_WHAT THE TASK REQUIRES_
Repeat the material below exactly, with no pictures.

_DATASET CONTENT_
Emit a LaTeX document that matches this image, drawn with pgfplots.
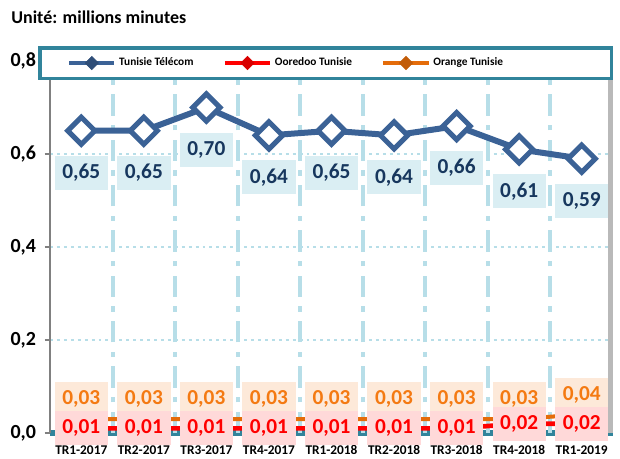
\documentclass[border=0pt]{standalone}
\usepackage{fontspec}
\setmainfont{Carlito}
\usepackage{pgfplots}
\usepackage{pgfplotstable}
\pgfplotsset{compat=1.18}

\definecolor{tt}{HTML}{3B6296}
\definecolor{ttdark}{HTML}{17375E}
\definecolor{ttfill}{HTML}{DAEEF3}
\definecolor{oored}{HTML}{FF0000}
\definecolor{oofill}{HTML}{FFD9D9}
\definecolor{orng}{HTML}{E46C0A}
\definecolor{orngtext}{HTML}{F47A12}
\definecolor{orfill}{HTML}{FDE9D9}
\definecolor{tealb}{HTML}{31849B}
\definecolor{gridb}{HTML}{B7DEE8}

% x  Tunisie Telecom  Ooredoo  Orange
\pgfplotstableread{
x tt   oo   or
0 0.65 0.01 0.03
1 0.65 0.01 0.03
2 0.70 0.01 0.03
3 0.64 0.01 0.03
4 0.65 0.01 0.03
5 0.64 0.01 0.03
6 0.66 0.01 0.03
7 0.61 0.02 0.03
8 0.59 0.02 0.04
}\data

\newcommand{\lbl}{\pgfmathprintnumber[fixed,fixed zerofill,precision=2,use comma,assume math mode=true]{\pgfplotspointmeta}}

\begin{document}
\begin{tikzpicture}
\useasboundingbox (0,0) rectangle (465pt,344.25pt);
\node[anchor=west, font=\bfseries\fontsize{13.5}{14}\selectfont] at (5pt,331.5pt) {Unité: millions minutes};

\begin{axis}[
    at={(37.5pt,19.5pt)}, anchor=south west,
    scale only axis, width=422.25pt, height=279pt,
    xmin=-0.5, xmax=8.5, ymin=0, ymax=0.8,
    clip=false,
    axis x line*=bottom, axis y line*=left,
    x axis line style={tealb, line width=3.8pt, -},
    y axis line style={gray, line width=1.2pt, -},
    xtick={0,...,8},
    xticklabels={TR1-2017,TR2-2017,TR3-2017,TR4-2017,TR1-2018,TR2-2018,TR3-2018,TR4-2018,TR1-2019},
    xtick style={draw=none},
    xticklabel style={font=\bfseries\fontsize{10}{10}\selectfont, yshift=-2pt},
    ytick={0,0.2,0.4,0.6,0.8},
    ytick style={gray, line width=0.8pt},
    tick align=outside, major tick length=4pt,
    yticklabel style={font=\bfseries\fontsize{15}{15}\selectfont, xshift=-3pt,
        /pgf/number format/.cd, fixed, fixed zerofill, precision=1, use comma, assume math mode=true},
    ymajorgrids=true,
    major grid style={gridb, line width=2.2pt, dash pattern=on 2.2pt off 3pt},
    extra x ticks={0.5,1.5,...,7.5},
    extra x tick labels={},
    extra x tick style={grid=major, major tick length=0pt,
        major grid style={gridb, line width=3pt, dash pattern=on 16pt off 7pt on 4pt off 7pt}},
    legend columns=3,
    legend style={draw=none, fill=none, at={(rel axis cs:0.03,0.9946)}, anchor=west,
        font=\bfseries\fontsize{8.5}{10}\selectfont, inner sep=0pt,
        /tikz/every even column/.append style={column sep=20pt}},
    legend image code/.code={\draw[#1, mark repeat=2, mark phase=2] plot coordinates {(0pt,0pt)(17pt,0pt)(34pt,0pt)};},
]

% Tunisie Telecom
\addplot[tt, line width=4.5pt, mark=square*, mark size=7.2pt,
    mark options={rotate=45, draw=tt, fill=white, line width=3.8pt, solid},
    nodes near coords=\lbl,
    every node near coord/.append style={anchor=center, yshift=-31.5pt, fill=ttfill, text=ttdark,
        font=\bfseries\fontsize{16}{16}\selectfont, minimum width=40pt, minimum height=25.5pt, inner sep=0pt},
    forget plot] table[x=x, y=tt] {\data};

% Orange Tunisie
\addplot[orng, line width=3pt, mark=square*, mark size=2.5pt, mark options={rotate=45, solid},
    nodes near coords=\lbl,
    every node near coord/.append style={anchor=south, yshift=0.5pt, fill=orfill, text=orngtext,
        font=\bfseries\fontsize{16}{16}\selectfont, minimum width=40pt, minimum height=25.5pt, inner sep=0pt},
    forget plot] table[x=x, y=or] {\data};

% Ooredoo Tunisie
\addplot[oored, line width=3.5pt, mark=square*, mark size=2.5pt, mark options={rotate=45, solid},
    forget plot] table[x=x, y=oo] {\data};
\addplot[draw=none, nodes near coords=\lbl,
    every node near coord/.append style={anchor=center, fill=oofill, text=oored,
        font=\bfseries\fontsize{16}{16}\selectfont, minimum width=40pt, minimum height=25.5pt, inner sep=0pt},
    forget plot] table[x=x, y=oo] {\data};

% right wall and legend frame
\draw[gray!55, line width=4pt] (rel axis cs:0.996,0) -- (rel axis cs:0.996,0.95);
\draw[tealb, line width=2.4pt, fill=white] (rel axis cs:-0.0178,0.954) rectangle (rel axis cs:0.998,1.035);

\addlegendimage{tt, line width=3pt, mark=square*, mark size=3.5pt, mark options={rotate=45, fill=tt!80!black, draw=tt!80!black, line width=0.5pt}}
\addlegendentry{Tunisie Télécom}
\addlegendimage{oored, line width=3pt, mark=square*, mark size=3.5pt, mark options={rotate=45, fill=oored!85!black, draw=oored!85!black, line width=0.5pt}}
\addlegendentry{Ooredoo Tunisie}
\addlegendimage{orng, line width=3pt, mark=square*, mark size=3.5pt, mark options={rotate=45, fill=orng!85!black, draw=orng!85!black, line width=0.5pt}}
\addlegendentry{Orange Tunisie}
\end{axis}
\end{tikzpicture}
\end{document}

_FULL SOLUTION_
Emit a LaTeX document that matches this image, drawn with pgfplots.
\documentclass[border=0pt]{standalone}
\usepackage{fontspec}
\setmainfont{Carlito}
\usepackage{pgfplots}
\usepackage{pgfplotstable}
\pgfplotsset{compat=1.18}

\definecolor{tt}{HTML}{3B6296}
\definecolor{ttdark}{HTML}{17375E}
\definecolor{ttfill}{HTML}{DAEEF3}
\definecolor{oored}{HTML}{FF0000}
\definecolor{oofill}{HTML}{FFD9D9}
\definecolor{orng}{HTML}{E46C0A}
\definecolor{orngtext}{HTML}{F47A12}
\definecolor{orfill}{HTML}{FDE9D9}
\definecolor{tealb}{HTML}{31849B}
\definecolor{gridb}{HTML}{B7DEE8}

% x  Tunisie Telecom  Ooredoo  Orange
\pgfplotstableread{
x tt   oo   or
0 0.65 0.01 0.03
1 0.65 0.01 0.03
2 0.70 0.01 0.03
3 0.64 0.01 0.03
4 0.65 0.01 0.03
5 0.64 0.01 0.03
6 0.66 0.01 0.03
7 0.61 0.02 0.03
8 0.59 0.02 0.04
}\data

\newcommand{\lbl}{\pgfmathprintnumber[fixed,fixed zerofill,precision=2,use comma,assume math mode=true]{\pgfplotspointmeta}}

\begin{document}
\begin{tikzpicture}
\useasboundingbox (0,0) rectangle (465pt,344.25pt);
\node[anchor=west, font=\bfseries\fontsize{13.5}{14}\selectfont] at (5pt,331.5pt) {Unité: millions minutes};

\begin{axis}[
    at={(37.5pt,19.5pt)}, anchor=south west,
    scale only axis, width=422.25pt, height=279pt,
    xmin=-0.5, xmax=8.5, ymin=0, ymax=0.8,
    clip=false,
    axis x line*=bottom, axis y line*=left,
    x axis line style={tealb, line width=3.8pt, -},
    y axis line style={gray, line width=1.2pt, -},
    xtick={0,...,8},
    xticklabels={TR1-2017,TR2-2017,TR3-2017,TR4-2017,TR1-2018,TR2-2018,TR3-2018,TR4-2018,TR1-2019},
    xtick style={draw=none},
    xticklabel style={font=\bfseries\fontsize{10}{10}\selectfont, yshift=-2pt},
    ytick={0,0.2,0.4,0.6,0.8},
    ytick style={gray, line width=0.8pt},
    tick align=outside, major tick length=4pt,
    yticklabel style={font=\bfseries\fontsize{15}{15}\selectfont, xshift=-3pt,
        /pgf/number format/.cd, fixed, fixed zerofill, precision=1, use comma, assume math mode=true},
    ymajorgrids=true,
    major grid style={gridb, line width=2.2pt, dash pattern=on 2.2pt off 3pt},
    extra x ticks={0.5,1.5,...,7.5},
    extra x tick labels={},
    extra x tick style={grid=major, major tick length=0pt,
        major grid style={gridb, line width=3pt, dash pattern=on 16pt off 7pt on 4pt off 7pt}},
    legend columns=3,
    legend style={draw=none, fill=none, at={(rel axis cs:0.03,0.9946)}, anchor=west,
        font=\bfseries\fontsize{8.5}{10}\selectfont, inner sep=0pt,
        /tikz/every even column/.append style={column sep=20pt}},
    legend image code/.code={\draw[#1, mark repeat=2, mark phase=2] plot coordinates {(0pt,0pt)(17pt,0pt)(34pt,0pt)};},
]

% Tunisie Telecom
\addplot[tt, line width=4.5pt, mark=square*, mark size=7.2pt,
    mark options={rotate=45, draw=tt, fill=white, line width=3.8pt, solid},
    nodes near coords=\lbl,
    every node near coord/.append style={anchor=center, yshift=-31.5pt, fill=ttfill, text=ttdark,
        font=\bfseries\fontsize{16}{16}\selectfont, minimum width=40pt, minimum height=25.5pt, inner sep=0pt},
    forget plot] table[x=x, y=tt] {\data};

% Orange Tunisie
\addplot[orng, line width=3pt, mark=square*, mark size=2.5pt, mark options={rotate=45, solid},
    nodes near coords=\lbl,
    every node near coord/.append style={anchor=south, yshift=0.5pt, fill=orfill, text=orngtext,
        font=\bfseries\fontsize{16}{16}\selectfont, minimum width=40pt, minimum height=25.5pt, inner sep=0pt},
    forget plot] table[x=x, y=or] {\data};

% Ooredoo Tunisie
\addplot[oored, line width=3.5pt, mark=square*, mark size=2.5pt, mark options={rotate=45, solid},
    forget plot] table[x=x, y=oo] {\data};
\addplot[draw=none, nodes near coords=\lbl,
    every node near coord/.append style={anchor=center, fill=oofill, text=oored,
        font=\bfseries\fontsize{16}{16}\selectfont, minimum width=40pt, minimum height=25.5pt, inner sep=0pt},
    forget plot] table[x=x, y=oo] {\data};

% right wall and legend frame
\draw[gray!55, line width=4pt] (rel axis cs:0.996,0) -- (rel axis cs:0.996,0.95);
\draw[tealb, line width=2.4pt, fill=white] (rel axis cs:-0.0178,0.954) rectangle (rel axis cs:0.998,1.035);

\addlegendimage{tt, line width=3pt, mark=square*, mark size=3.5pt, mark options={rotate=45, fill=tt!80!black, draw=tt!80!black, line width=0.5pt}}
\addlegendentry{Tunisie Télécom}
\addlegendimage{oored, line width=3pt, mark=square*, mark size=3.5pt, mark options={rotate=45, fill=oored!85!black, draw=oored!85!black, line width=0.5pt}}
\addlegendentry{Ooredoo Tunisie}
\addlegendimage{orng, line width=3pt, mark=square*, mark size=3.5pt, mark options={rotate=45, fill=orng!85!black, draw=orng!85!black, line width=0.5pt}}
\addlegendentry{Orange Tunisie}
\end{axis}
\end{tikzpicture}
\end{document}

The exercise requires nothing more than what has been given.